## STATED EXERCISE
Write each line of the material exactly as given, from the top through the line that contains "akai_h24 = [0, 2.9, 2.0, 2.0, 0, 4.6, 0]", and omit all pictures.

## DATA
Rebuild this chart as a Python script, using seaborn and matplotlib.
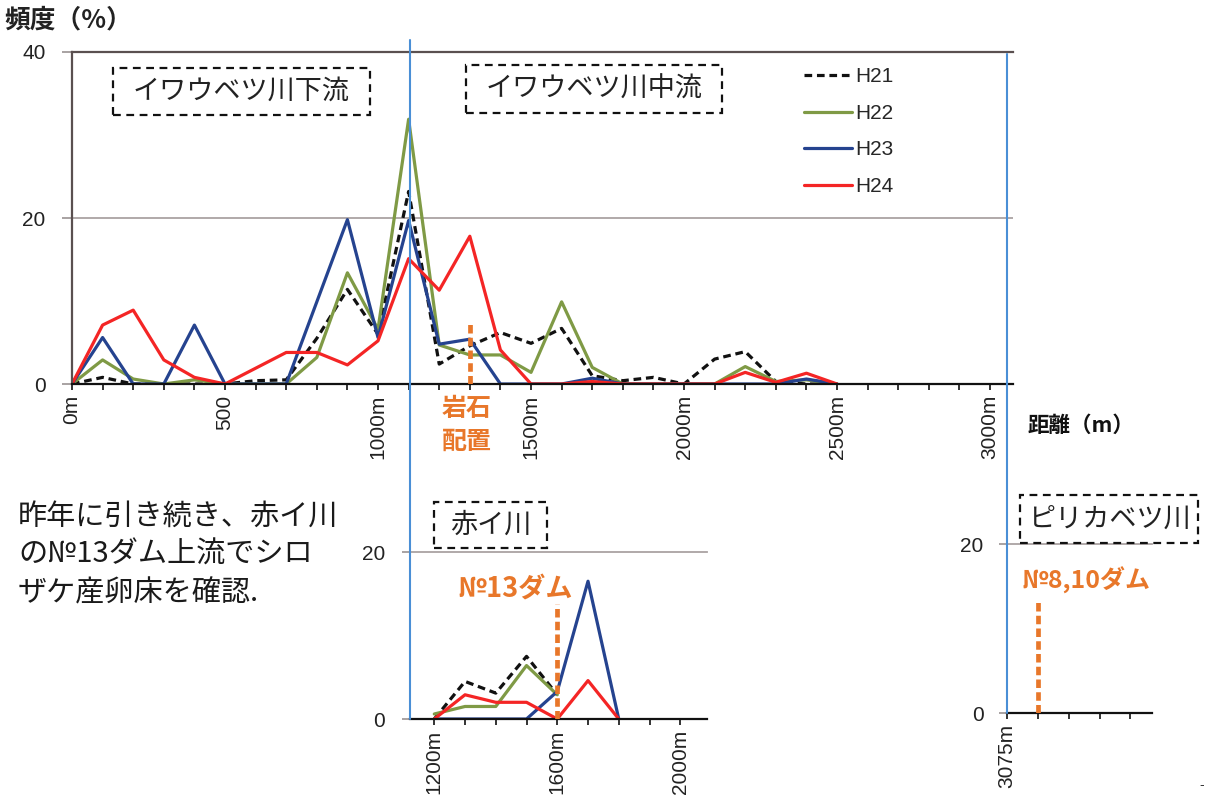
import numpy as np
import pandas as pd
import matplotlib
matplotlib.use("Agg")
import matplotlib.pyplot as plt
from matplotlib.patches import Rectangle
from matplotlib.lines import Line2D
import seaborn as sns

# ---- data ----
years = ["H21", "H22", "H23", "H24"]

# Iwaubetsu river, lower + middle reach (m, %)
dist_main = [0, 100, 200, 300, 400, 500, 600, 700, 800, 900, 1000, 1100, 1200,
             1300, 1400, 1500, 1600, 1700, 1800, 1900, 2000, 2100, 2200, 2300,
             2400, 2500]
main_h21 = [0, 0.8, 0, 0, 0, 0, 0.4, 0.5, 5.5, 11.4, 6.0, 23.2, 2.4, 4.6, 6.2,
            4.9, 6.7, 1.0, 0.4, 0.8, 0, 3.0, 3.9, 0.3, 0, 0]
main_h22 = [0, 2.9, 0.6, 0, 0.5, 0, 0, 0, 3.2, 13.4, 6.6, 31.9, 4.7, 3.5, 3.5,
            1.4, 9.9, 2.0, 0, 0, 0, 0, 2.1, 0.3, 0.5, 0]
main_h23 = [0, 5.6, 0, 0, 7.1, 0, 0, 0, 9.9, 19.8, 5.6, 19.7, 4.8, 5.4, 0, 0,
            0, 0.7, 0, 0, 0, 0, 0, 0, 0.6, 0]
main_h24 = [0, 7.1, 8.9, 2.9, 0.8, 0, 1.9, 3.8, 3.8, 2.3, 5.2, 15.1, 11.3, 17.8,
            4.1, 0, 0, 0.3, 0, 0, 0, 0, 1.4, 0.2, 1.3, 0]

# Akai river
dist_akai = [1200, 1300, 1400, 1500, 1600, 1700, 1800]
akai_h21 = [0, 4.5, 3.1, 7.5, 2.9, np.nan, np.nan]
akai_h22 = [0.6, 1.5, 1.5, 6.4, 2.9, np.nan, np.nan]
akai_h23 = [0, 0, 0, 0, 3.3, 16.5, 0]
akai_h24 = [0, 2.9, 2.0, 2.0, 0, 4.6, 0]

main_xlabels = {0: "0m", 500: "500", 1000: "1000m", 1500: "1500m",
                2000: "2000m", 2500: "2500m", 3000: "3000m"}
akai_xlabels = {1200: "1200m", 1600: "1600m", 2000: "2000m"}
pirika_ticks = [3075, 3175, 3275, 3375, 3475]

rock_pos, rock_h = 1300, 7.5
dam13_pos, dam13_h = 1600, 13.8
dam810_pos, dam810_h = 3175, 13.2

colors = {"H21": "#111111", "H22": "#7f9a45", "H23": "#25438f", "H24": "#f42525"}
dashes = {"H21": (2.4, 1.5), "H22": "", "H23": "", "H24": ""}
ORANGE = "#e8772a"
SEP = "#4a8fd6"

def to_long(x, series):
    rows = []
    for yr, vals in zip(years, series):
        for d, v in zip(x, vals):
            rows.append({"dist": d, "freq": v, "year": yr})
    return pd.DataFrame(rows)

df_main = to_long(dist_main, [main_h21, main_h22, main_h23, main_h24])
df_akai = to_long(dist_akai, [akai_h21, akai_h22, akai_h23, akai_h24])

# ---- figure ----
sns.set_theme(style="white")
plt.rcParams["font.family"] = ["Liberation Sans", "Noto Sans CJK JP", "DejaVu Sans"]
JP = ["Noto Sans CJK JP", "DejaVu Sans"]

W, H = 1205, 805
fig = plt.figure(figsize=(W / 100, H / 100), dpi=100)
fig.patch.set_facecolor("white")

def fx(x):
    return x / W

def fy(y):
    return 1 - y / H

def px_axes(l, t, r, b):
    return fig.add_axes([fx(l), fy(b), (r - l) / W, (b - t) / H])

def style_axes(ax, ytick_len, ypad):
    for s in ["right", "left"]:
        ax.spines[s].set_visible(False)
    ax.spines["bottom"].set_color("#111111")
    ax.spines["bottom"].set_linewidth(1.6)
    ax.spines["top"].set_color("#aaa2a2")
    ax.spines["top"].set_linewidth(1.3)
    ax.tick_params(axis="x", direction="out", length=4, width=1.2,
                   color="#111111", labelsize=15, pad=4, labelcolor="#222222",
                   bottom=True, labelrotation=90)
    ax.tick_params(axis="y", direction="out", length=ytick_len, width=1.2,
                   color="#9a9292", labelsize=15, pad=ypad, labelcolor="#222222",
                   left=True)
    ax.set_xlabel("")
    ax.set_ylabel("")
    ax.grid(False)

def draw_lines(ax, df, legend):
    sns.lineplot(data=df, x="dist", y="freq", hue="year", style="year",
                 palette=colors, dashes=dashes, hue_order=years,
                 style_order=years, linewidth=2.3, legend=legend, ax=ax,
                 sort=True)

def dam_line(ax, pos, height):
    ax.plot([pos, pos], [0, height], color=ORANGE, lw=3.4,
            ls=(0, (1.8, 0.9)), zorder=5)

# main chart
ax = px_axes(72, 52, 1013, 384)
draw_lines(ax, df_main, True)
ax.set_xlim(0, 3075)
ax.set_ylim(0, 40)
ticks = list(range(0, 3001, 100))
ax.set_xticks(ticks)
ax.set_xticklabels([main_xlabels.get(t, "") for t in ticks])
ax.set_yticks([0, 20, 40])
ax.set_yticklabels(["0", "20", "40"])
style_axes(ax, 7, 12)
ax.spines["top"].set_color("#5a5050")
ax.spines["top"].set_linewidth(1.6)
ax.spines["left"].set_visible(True)
ax.spines["left"].set_color("#5a5050")
ax.spines["left"].set_linewidth(1.6)
ax.axhline(20, color="#aaa2a2", lw=1.3, zorder=0)
dam_line(ax, rock_pos, rock_h)

handles, labels = ax.get_legend_handles_labels()
ax.legend(handles, labels, loc="upper left", bbox_to_anchor=(fx(794), fy(57)),
          bbox_transform=fig.transFigure, frameon=False,
          prop={"family": "Liberation Sans", "size": 15},
          handlelength=2.3, handletextpad=0.15, labelspacing=0.84, borderpad=0)

# Akai river chart
ax2 = px_axes(410, 552, 707, 719)
draw_lines(ax2, df_akai, False)
ax2.set_xlim(1121, 2087)
ax2.set_ylim(0, 20)
t2 = list(range(1200, 2001, 100))
ax2.set_xticks(t2)
ax2.set_xticklabels([akai_xlabels.get(t, "") for t in t2])
ax2.set_yticks([0, 20])
ax2.set_yticklabels(["0", "20"])
style_axes(ax2, 6, 12)
dam_line(ax2, dam13_pos, dam13_h)

# Pirikabetsu river chart (no records)
ax3 = px_axes(1007, 544, 1152, 713)
ax3.set_xlim(3075, 3545)
ax3.set_ylim(0, 20)
ax3.set_xticks(pirika_ticks)
ax3.set_xticklabels(["3075m"] + [""] * (len(pirika_ticks) - 1))
ax3.set_yticks([0, 20])
ax3.set_yticklabels(["0", "20"])
style_axes(ax3, 6, 11)
dam_line(ax3, dam810_pos, dam810_h)

# blue separator lines
fig.add_artist(Line2D([fx(410), fx(410)], [fy(40), fy(719)], color=SEP, lw=1.5))
fig.add_artist(Line2D([fx(1007), fx(1007)], [fy(54), fy(713)], color=SEP, lw=1.5))

# dashed label boxes
def label_box(l, t, r, b, text):
    fig.add_artist(Rectangle((fx(l), fy(b)), (r - l) / W, (b - t) / H,
                             transform=fig.transFigure, fill=True, fc="white",
                             ec="#111111", lw=1.6, ls=(0, (3.5, 2.5)), zorder=3))
    fig.text(fx((l + r) / 2), fy((t + b) / 2), text, ha="center", va="center",
             fontsize=19.5, family=JP, color="#222222", zorder=4)

label_box(113, 68, 370, 115, "イワウベツ川下流")
label_box(466, 65, 722, 113, "イワウベツ川中流")
label_box(434, 502, 547, 548, "赤イ川")
label_box(1020, 495, 1198, 543, "ピリカベツ川")

# axis titles
fig.text(fx(4), fy(20), "頻度（%）", ha="left", va="center", fontsize=18.5,
         fontweight="bold", family=JP, color="#222222")
fig.text(fx(1028), fy(425), "距離（m）", ha="left", va="center", fontsize=15.5,
         fontweight="bold", family=JP, color="#111111")

# orange annotations
fig.text(fx(467), fy(409), "岩石", ha="center", va="center", fontsize=18,
         fontweight="bold", family=JP, color=ORANGE)
fig.text(fx(467), fy(442), "配置", ha="center", va="center", fontsize=18,
         fontweight="bold", family=JP, color=ORANGE)
fig.text(fx(515), fy(589), "№13ダム", ha="center", va="center", fontsize=19.5,
         fontweight="bold", family=JP, color=ORANGE)
fig.text(fx(1086), fy(580), "№8,10ダム", ha="center", va="center", fontsize=18,
         fontweight="bold", family=JP, color=ORANGE)

# note on the left
note = ["昨年に引き続き、赤イ川", "の№13ダム上流でシロ", "ザケ産卵床を確認."]
for i, line in enumerate(note):
    fig.text(fx(18), fy(517 + 38 * i), line, ha="left", va="center",
             fontsize=21, family=JP, color="#1a1a1a")

fig.text(fx(1202), fy(785), "-", ha="center", va="center", fontsize=10,
         color="#333333")

plt.savefig("out.png", dpi=100, facecolor="white")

## RESPONSE BELOW
Rebuild this chart as a Python script, using seaborn and matplotlib.
import numpy as np
import pandas as pd
import matplotlib
matplotlib.use("Agg")
import matplotlib.pyplot as plt
from matplotlib.patches import Rectangle
from matplotlib.lines import Line2D
import seaborn as sns

# ---- data ----
years = ["H21", "H22", "H23", "H24"]

# Iwaubetsu river, lower + middle reach (m, %)
dist_main = [0, 100, 200, 300, 400, 500, 600, 700, 800, 900, 1000, 1100, 1200,
             1300, 1400, 1500, 1600, 1700, 1800, 1900, 2000, 2100, 2200, 2300,
             2400, 2500]
main_h21 = [0, 0.8, 0, 0, 0, 0, 0.4, 0.5, 5.5, 11.4, 6.0, 23.2, 2.4, 4.6, 6.2,
            4.9, 6.7, 1.0, 0.4, 0.8, 0, 3.0, 3.9, 0.3, 0, 0]
main_h22 = [0, 2.9, 0.6, 0, 0.5, 0, 0, 0, 3.2, 13.4, 6.6, 31.9, 4.7, 3.5, 3.5,
            1.4, 9.9, 2.0, 0, 0, 0, 0, 2.1, 0.3, 0.5, 0]
main_h23 = [0, 5.6, 0, 0, 7.1, 0, 0, 0, 9.9, 19.8, 5.6, 19.7, 4.8, 5.4, 0, 0,
            0, 0.7, 0, 0, 0, 0, 0, 0, 0.6, 0]
main_h24 = [0, 7.1, 8.9, 2.9, 0.8, 0, 1.9, 3.8, 3.8, 2.3, 5.2, 15.1, 11.3, 17.8,
            4.1, 0, 0, 0.3, 0, 0, 0, 0, 1.4, 0.2, 1.3, 0]

# Akai river
dist_akai = [1200, 1300, 1400, 1500, 1600, 1700, 1800]
akai_h21 = [0, 4.5, 3.1, 7.5, 2.9, np.nan, np.nan]
akai_h22 = [0.6, 1.5, 1.5, 6.4, 2.9, np.nan, np.nan]
akai_h23 = [0, 0, 0, 0, 3.3, 16.5, 0]
akai_h24 = [0, 2.9, 2.0, 2.0, 0, 4.6, 0]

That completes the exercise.